Students should not have a copy of the magazine for the reading of this poem as they are to use their imagination for the imagery first. Before reading the poem, discuss the meaning and use of figurative language. Remind students that it is a way of phrasing words that go beyond their literal meaning, often using comparisons and exaggerations to make a point. Ask students if they can name any types of figurative language and give a meaning or example. These may include:
Simile – comparing two things by using their similarities, e.g. as quiet as a mouse.
Metaphor – comparing two things by substituting one with another, e.g she is an angel.
Hyperbole – an exaggerated statement or claim, e.g. I’ve told you a thousand times.
Personification – applying human characteristics to something that is not human, e.g. the grass danced in the breeze.
Onomatopoeia – A word created from the sound it is associated e.g. I made a huge splash as I jumped into the pool.
Without showing students the picture, read the poem aloud to the class. Ask students to identify any figurative language they notice in the text. Suggestions may include:
The tips of gum tree leaves catch fire (Hyerbole)
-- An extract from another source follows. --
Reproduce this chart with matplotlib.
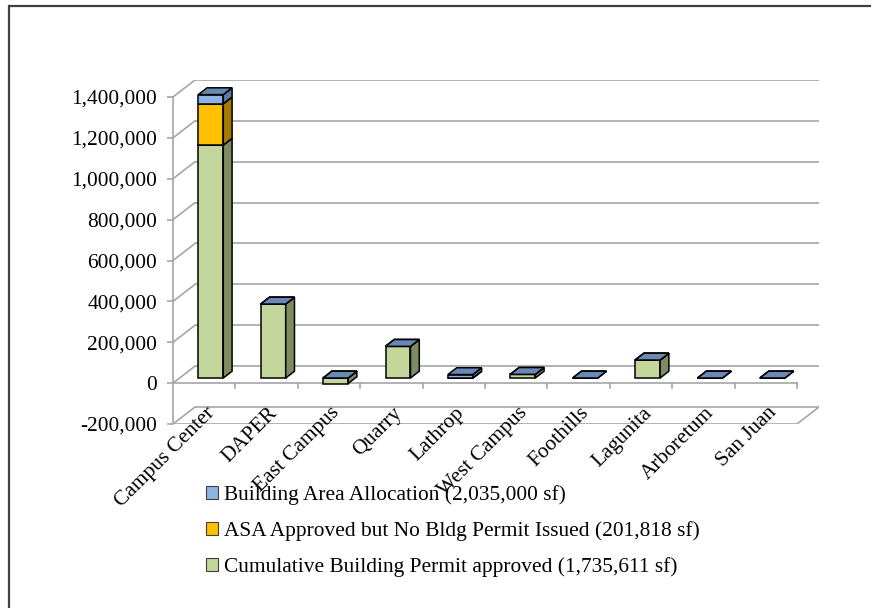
import matplotlib
matplotlib.use("Agg")
import matplotlib.pyplot as plt
from matplotlib.patches import Polygon, Patch
from matplotlib.lines import Line2D
from matplotlib.ticker import FuncFormatter

# ---------------- data ----------------
categories = ["Campus Center", "DAPER", "East Campus", "Quarry", "Lathrop",
              "West Campus", "Foothills", "Lagunita", "Arboretum", "San Juan"]
permit_approved = [1140000, 362000, -27000, 155000, 0, 18000, 0, 88000, 0, 0]
asa_approved = [201818, 0, 0, 0, 0, 0, 0, 0, 0, 0]
area_allocation = [45000, 0, 0, 0, 17000, 0, 0, 0, 0, 0]
series_labels = ["Building Area Allocation (2,035,000 sf)",
                 "ASA Approved but No Bldg Permit Issued (201,818 sf)",
                 "Cumulative Building Permit approved (1,735,611 sf)"]
y_ticks = list(range(-200000, 1400001, 200000))

# ---------------- style ----------------
FONT = ["Liberation Serif", "DejaVu Serif"]
FS = 15.4
GRID = "#A6A6A6"
colors = {
    "green": dict(front="#C3D69B", side="#7E8B61", top="#9CAD78"),
    "orange": dict(front="#FFC000", side="#A67C00", top="#D9A300"),
    "blue": dict(front="#8EB4E3", side="#5B79A3", top="#6888B5"),
}

W, Hfig = 873, 608
fig = plt.figure(figsize=(W / 100, Hfig / 100), dpi=100)

# pseudo-3D oblique projection parameters (in data units)
n = len(categories)
D = 0.3526          # depth offset along x (category units)
H = 83200           # depth offset along y (value units)
ymin, ymax = -200000, 1400000

left_px, right_px = 173, 819
top_px, bottom_px = 80, 424
ax = fig.add_axes([left_px / W, 1 - bottom_px / Hfig,
                   (right_px - left_px) / W, (bottom_px - top_px) / Hfig])
ax.set_xlim(0, n + D)
ax.set_ylim(ymin, ymax + H)
ax.patch.set_alpha(0)
for s in ["top", "right", "bottom"]:
    ax.spines[s].set_visible(False)
ax.spines["left"].set_bounds(ymin, ymax)
ax.spines["left"].set_color(GRID)
ax.spines["left"].set_linewidth(1.2)
ax.set_xticks([])
ax.set_yticks(y_ticks)
ax.yaxis.set_major_formatter(FuncFormatter(lambda v, p: f"{int(v):,}"))
ax.tick_params(axis="y", length=4.5, width=1.2, color=GRID, pad=7,
               labelsize=FS)
for lab in ax.get_yticklabels():
    lab.set_fontfamily(FONT)

# walls / floor gridlines
for v in y_ticks:
    ax.plot([D, n + D], [v + H, v + H], color=GRID, lw=1.2, zorder=1,
            solid_capstyle="butt")
    ax.plot([0, D], [v, v + H], color=GRID, lw=1.2, zorder=1)
# floor front and right edges
ax.plot([0, n, n + D], [ymin, ymin, ymin + H], color=GRID, lw=1.2, zorder=1)
# category axis at zero
ax.plot([0, n], [0, 0], color=GRID, lw=1.2, zorder=1)
tick_len = 24500
for i in range(1, n + 1):
    ax.plot([i, i], [0, -tick_len], color=GRID, lw=1.2, zorder=1)

# bars
bw = 0.4
f0, f1 = 0.3, 0.7


def draw_box(x0, b, t, c, z):
    xa, xb = x0, x0 + bw
    front = [(xa + f0 * D, b + f0 * H), (xb + f0 * D, b + f0 * H),
             (xb + f0 * D, t + f0 * H), (xa + f0 * D, t + f0 * H)]
    side = [(xb + f0 * D, b + f0 * H), (xb + f1 * D, b + f1 * H),
            (xb + f1 * D, t + f1 * H), (xb + f0 * D, t + f0 * H)]
    top = [(xa + f0 * D, t + f0 * H), (xb + f0 * D, t + f0 * H),
           (xb + f1 * D, t + f1 * H), (xa + f1 * D, t + f1 * H)]
    kw = dict(edgecolor="black", linewidth=1.1, joinstyle="miter", zorder=z)
    if t != b:
        ax.add_patch(Polygon(front, closed=True, facecolor=c["front"], **kw))
        ax.add_patch(Polygon(side, closed=True, facecolor=c["side"], **kw))
    ax.add_patch(Polygon(top, closed=True, facecolor=c["top"], **kw))


for i in range(n):
    x0 = i + 0.5 - bw / 2
    pos_base, neg_base = 0.0, 0.0
    z = 3
    for vals, key in [(permit_approved, "green"), (asa_approved, "orange"),
                      (area_allocation, "blue")]:
        v = vals[i]
        if v < 0:
            draw_box(x0, neg_base + v, neg_base, colors[key], z)
            neg_base += v
        else:
            draw_box(x0, pos_base, pos_base + v, colors[key], z)
            pos_base += v
        z += 1

# category labels
for i, name in enumerate(categories):
    ax.text(i + 0.52, -100000, name, rotation=45, rotation_mode="anchor",
            ha="right", va="top", fontsize=FS, family=FONT, zorder=10)

# legend
handles = [Patch(facecolor=colors["blue"]["front"], edgecolor="#404040", lw=0.8),
           Patch(facecolor=colors["orange"]["front"], edgecolor="#404040", lw=0.8),
           Patch(facecolor=colors["green"]["front"], edgecolor="#404040", lw=0.8)]
leg = fig.legend(handles, series_labels, loc="upper left",
                 bbox_to_anchor=(202 / W, 1 - 481 / Hfig),
                 frameon=False, prop={"family": FONT, "size": FS},
                 handlelength=0.55, handleheight=0.55, handletextpad=0.3,
                 labelspacing=0.74, borderpad=0.2, borderaxespad=0)

# chart frame (left and top edges visible)
fig.add_artist(Line2D([9 / W, 9 / W, 870 / W], [0, 1 - 6 / Hfig, 1 - 6 / Hfig],
                      transform=fig.transFigure, color="#404040",
                      linewidth=1.6, solid_joinstyle="miter"))

fig.savefig("out.png", dpi=100)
Glinting and glistening, like embers aglow (Simile)
Igniting the branches.. (Hyperbole)
...that wave to and fro (Personification)
Discuss the imagery that the figurative language in the poem gives us, particularly related to the changes of light created by the sunset. Highlight the use of words such as fire, aglow, alight, ablaze, and dusky haze. Discuss the feeling of warmth these words give us and how we can use warm colours to project that in visual arts.
While reading the poem again, ask students to draw their interpretation of it in colour, based on the figurative language. If possible, write the poem on the board so students can keep referring to it to inform their illustration.
Once completed, the collection of student art works could be displayed in the classroom with a typed version of the poem.